Criticality Analysis of Medical Equipment: A Case Study at King Hussein Cancer Center (KHCC) Amman-Jordan
Keywords:Criticality analysis, Medical Equipment, Reliability, Maintenance, Biomedical engineering, KHCC
Proper maintenance management of medical equipment is of prime importance to the health sector as otherwise this would result in poor treatment, longer waiting times and patients suffering as well as draining, the normally limited, financial resources of most public medical institutions. King Hussein Cancer Center (KHCC), Amman-Jordan is a unique medical institution where treatment of different types of cancer is provided and where equipment unavailability is considered a risky event which may result in life-threatening complications. This is especially true for critical treatment equipment. Criticality analysis was performed on a representative sample of medical equipment at KHCC in order to assess and improve the effectiveness of current maintenance management policy. A sample of twenty-one medical devices was selected for this study. Past failure and maintenance data, in addition to relevant financial information, were collected for these devices and compiled into criticality ranks. In order to take account of the special nature of these equipment medical criticality (in terms of risk score) values were also calculated based on relevant tables of the American Society for Healthcare Engineering (ASHE).
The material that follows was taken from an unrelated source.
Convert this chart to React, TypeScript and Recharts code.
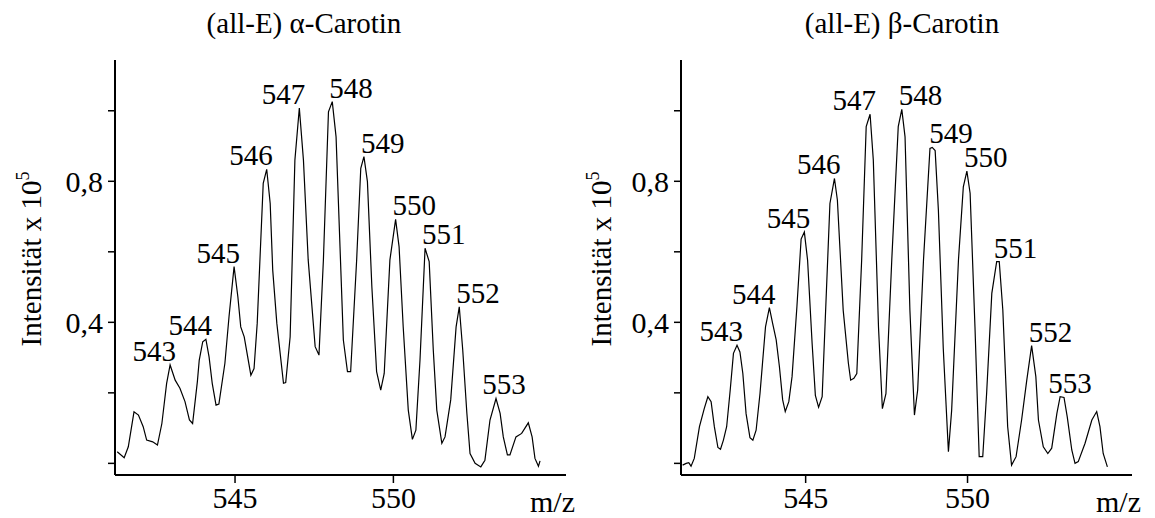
import { LineChart, Line, XAxis, YAxis, LabelList } from 'recharts'

const FONT = '"Liberation Serif", "Times New Roman", serif'

// (all-E) alpha-carotene, intensity x 10^5
const alphaMz = [541.28, 541.50, 541.63, 541.81, 541.95, 542.10, 542.21, 542.40, 542.55, 542.69,
  542.84, 542.95, 543.11, 543.26, 543.42, 543.56, 543.66, 543.81, 543.87, 543.98,
  544.08, 544.18, 544.28, 544.40, 544.49, 544.68, 544.81, 544.97, 545.09, 545.18,
  545.29, 545.50, 545.60, 545.70, 545.89, 546.00, 546.11, 546.19, 546.32, 546.53,
  546.60, 546.74, 546.89, 547.03, 547.16, 547.31, 547.53, 547.65, 547.79, 547.95,
  548.07, 548.19, 548.42, 548.55, 548.65, 548.84, 548.97, 549.07, 549.18, 549.32,
  549.47, 549.60, 549.71, 549.89, 550.07, 550.18, 550.31, 550.47, 550.60, 550.71,
  550.84, 551.00, 551.13, 551.26, 551.37, 551.53, 551.63, 551.81, 551.98, 552.08,
  552.19, 552.32, 552.42, 552.58, 552.76, 552.89, 553.05, 553.24, 553.37, 553.47,
  553.60, 553.68, 553.87, 554.05, 554.26, 554.38, 554.47, 554.58, 554.63]
const alphaInt = [0.033, 0.016, 0.047, 0.146, 0.137, 0.104, 0.066, 0.061, 0.052, 0.113,
  0.227, 0.279, 0.236, 0.213, 0.175, 0.123, 0.113, 0.231, 0.293, 0.345,
  0.352, 0.302, 0.227, 0.165, 0.168, 0.284, 0.416, 0.558, 0.472, 0.387,
  0.359, 0.250, 0.269, 0.397, 0.794, 0.834, 0.737, 0.548, 0.397, 0.227,
  0.229, 0.359, 0.860, 1.008, 0.860, 0.577, 0.331, 0.307, 0.577, 0.997,
  1.026, 0.926, 0.350, 0.260, 0.260, 0.577, 0.837, 0.870, 0.799, 0.501,
  0.260, 0.208, 0.255, 0.577, 0.692, 0.614, 0.387, 0.151, 0.068, 0.094,
  0.293, 0.610, 0.572, 0.321, 0.151, 0.057, 0.075, 0.180, 0.387, 0.444,
  0.321, 0.142, 0.028, 0.000, -0.010, 0.009, 0.123, 0.184, 0.142, 0.075,
  0.024, 0.024, 0.075, 0.085, 0.115, 0.075, 0.014, -0.008, 0.007]
const alphaPeakMz = [542.95, 544.08, 544.97, 546.00, 547.03, 548.07, 549.07, 550.07, 551.00, 552.08, 553.24]
const alphaPeakInt = [0.279, 0.352, 0.558, 0.834, 1.008, 1.026, 0.870, 0.692, 0.610, 0.444, 0.184]

// (all-E) beta-carotene
const betaMz = [541.20, 541.31, 541.39, 541.46, 541.56, 541.72, 541.87, 541.98, 542.08, 542.18,
  542.29, 542.37, 542.46, 542.56, 542.67, 542.77, 542.88, 542.97, 543.06, 543.16,
  543.28, 543.37, 543.47, 543.59, 543.76, 543.88, 543.98, 544.09, 544.19, 544.29,
  544.37, 544.48, 544.58, 544.73, 544.86, 544.96, 545.06, 545.20, 545.30, 545.40,
  545.51, 545.75, 545.89, 545.98, 546.16, 546.32, 546.39, 546.49, 546.58, 546.73,
  546.87, 546.99, 547.09, 547.25, 547.37, 547.48, 547.66, 547.86, 547.97, 548.07,
  548.22, 548.36, 548.46, 548.64, 548.84, 548.91, 549.00, 549.10, 549.25, 549.41,
  549.51, 549.72, 549.87, 549.98, 550.08, 550.23, 550.36, 550.47, 550.59, 550.75,
  550.90, 550.98, 551.09, 551.24, 551.36, 551.50, 551.67, 551.83, 551.98, 552.11,
  552.19, 552.34, 552.48, 552.60, 552.76, 552.86, 552.98, 553.08, 553.22, 553.32,
  553.42, 553.63, 553.84, 553.99, 554.09, 554.19, 554.32]
const betaInt = [-0.005, 0.000, 0.002, -0.008, 0.014, 0.104, 0.156, 0.189, 0.175, 0.104,
  0.045, 0.040, 0.066, 0.104, 0.208, 0.312, 0.335, 0.316, 0.255, 0.141,
  0.073, 0.066, 0.094, 0.198, 0.387, 0.442, 0.397, 0.350, 0.274, 0.180,
  0.147, 0.175, 0.246, 0.444, 0.636, 0.656, 0.576, 0.340, 0.193, 0.159,
  0.189, 0.737, 0.808, 0.747, 0.434, 0.284, 0.236, 0.241, 0.255, 0.577,
  0.955, 0.990, 0.860, 0.387, 0.155, 0.198, 0.577, 0.955, 1.004, 0.926,
  0.435, 0.137, 0.208, 0.577, 0.893, 0.896, 0.887, 0.718, 0.327, 0.033,
  0.151, 0.577, 0.784, 0.829, 0.766, 0.387, 0.019, 0.019, 0.199, 0.482,
  0.572, 0.572, 0.435, 0.104, -0.005, 0.019, 0.123, 0.236, 0.334, 0.246,
  0.123, 0.047, 0.028, 0.043, 0.142, 0.189, 0.187, 0.132, 0.038, 0.000,
  0.005, 0.057, 0.123, 0.147, 0.104, 0.028, -0.010]
const betaPeakMz = [542.88, 543.88, 544.96, 545.89, 546.99, 547.97, 548.91, 549.98, 550.90, 551.98, 552.92]
const betaPeakInt = [0.335, 0.442, 0.656, 0.808, 0.990, 1.004, 0.896, 0.829, 0.572, 0.334, 0.189]

const peakLabels = ['543', '544', '545', '546', '547', '548', '549', '550', '551', '552', '553']
const xTicks = [545, 550]
const yTicks = [0, 0.2, 0.4, 0.6, 0.8, 1.0]
const yTickText: Record<string, string> = { '0.4': '0,4', '0.8': '0,8' }

function PeakLabel(props: any) {
  const { x, y, value } = props
  const n = Number(value)
  let anchor = 'middle'
  let dx = 8
  if (n <= 547) { anchor = 'end'; dx = 6 }
  else if (n <= 552) { anchor = 'start'; dx = -3 }
  return (
    <text x={x + dx} y={y - 4} textAnchor={anchor} fontSize={29} fontFamily={FONT} fill="#000">
      {value}
    </text>
  )
}

interface PanelProps {
  title: string
  mz: number[]
  intensity: number[]
  peakMz: number[]
  peakInt: number[]
  xDomain: [number, number]
  left: number
  width: number
  marginLeft: number
  marginRight: number
  titleX: number
  yLabelX: number
}

function Panel(p: PanelProps) {
  const curve = p.mz.map((m, i) => ({ mz: m, v: p.intensity[i] }))
  const peaks = p.peakMz.map((m, i) => ({ mz: m, v: p.peakInt[i], name: peakLabels[i] }))

  return (
    <div style={{ position: 'absolute', left: p.left, top: 0, width: p.width, height: 518 }}>
      <div style={{ position: 'absolute', left: p.titleX - 150, top: 9, width: 300, textAlign: 'center', fontFamily: FONT, fontSize: 29, lineHeight: '29px', color: '#000', whiteSpace: 'nowrap' }}>
        {p.title}
      </div>
      <LineChart width={p.width} height={518} margin={{ top: 60, right: p.marginRight, bottom: 0, left: p.marginLeft }}>
        <XAxis
          type="number"
          dataKey="mz"
          domain={p.xDomain}
          ticks={xTicks}
          allowDataOverflow
          height={43}
          tickSize={8}
          tickMargin={4}
          axisLine={{ stroke: '#000', strokeWidth: 2 }}
          tickLine={{ stroke: '#000', strokeWidth: 1.5 }}
          tick={{ fill: '#000', fontSize: 30, fontFamily: FONT }}
          label={(props: any) => {
            const vb = props.viewBox
            return (
              <text x={vb.x + vb.width - 36} y={512} fontSize={30} fontFamily={FONT} fill="#000">m/z</text>
            )
          }}
        />
        <YAxis
          type="number"
          domain={[-0.033, 1.144]}
          ticks={yTicks}
          allowDataOverflow
          width={60}
          tickSize={7}
          tickMargin={5}
          tickFormatter={(v: number) => yTickText[String(v)] ?? ''}
          axisLine={{ stroke: '#000', strokeWidth: 2 }}
          tickLine={{ stroke: '#000', strokeWidth: 1.5 }}
          tick={{ fill: '#000', fontSize: 30, fontFamily: FONT }}
          label={() => (
            <text
              transform={`translate(${p.yLabelX},259) rotate(-90)`}
              textAnchor="middle"
              fontSize={29}
              fontFamily={FONT}
              fill="#000"
            >
              Intensität x 10<tspan dy={-12} fontSize={18}>5</tspan>
            </text>
          )}
        />
        <Line
          data={curve}
          dataKey="v"
          type="linear"
          stroke="#000"
          strokeWidth={1.2}
          dot={false}
          isAnimationActive={false}
        />
        <Line
          data={peaks}
          dataKey="v"
          stroke="none"
          dot={false}
          activeDot={false}
          isAnimationActive={false}
        >
          <LabelList dataKey="name" content={PeakLabel} />
        </Line>
      </LineChart>
    </div>
  )
}

export default function App() {
  return (
    <div style={{ position: 'absolute', left: 0, top: 0, width: 1155, height: 518, background: '#fff' }}>
      <Panel
        title="(all-E) α-Carotin"
        mz={alphaMz}
        intensity={alphaInt}
        peakMz={alphaPeakMz}
        peakInt={alphaPeakInt}
        xDomain={[541.21, 555.45]}
        left={0}
        width={578}
        marginLeft={55}
        marginRight={12}
        titleX={304}
        yLabelX={41}
      />
      <Panel
        title="(all-E) β-Carotin"
        mz={betaMz}
        intensity={betaInt}
        peakMz={betaPeakMz}
        peakInt={betaPeakInt}
        xDomain={[541.15, 555.08]}
        left={578}
        width={577}
        marginLeft={43}
        marginRight={23}
        titleX={324}
        yLabelX={33}
      />
    </div>
  )
}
Overall criticality ranking of medical equipment was then determined based on equipment cost, ASHE risk score, reliability and maintenance cost. The present results have revealed major flaws within the purchase and maintenance policies at KHCC. For example, some extremely expensive devices with extremely high-cost maintenance contracts were revealed to exhibit low reliability values and suffer from repeated failures. These were within patient-sensitive equipment cancer treatment devices. The results also have shown that under "less than optimum" maintenance practice, the ASHE risk score may be a misleading measure of equipment criticality. This was shown by comparing the obtained overall equipment criticality to their ASHE risk score where high level of discrepancy was present between the two measures.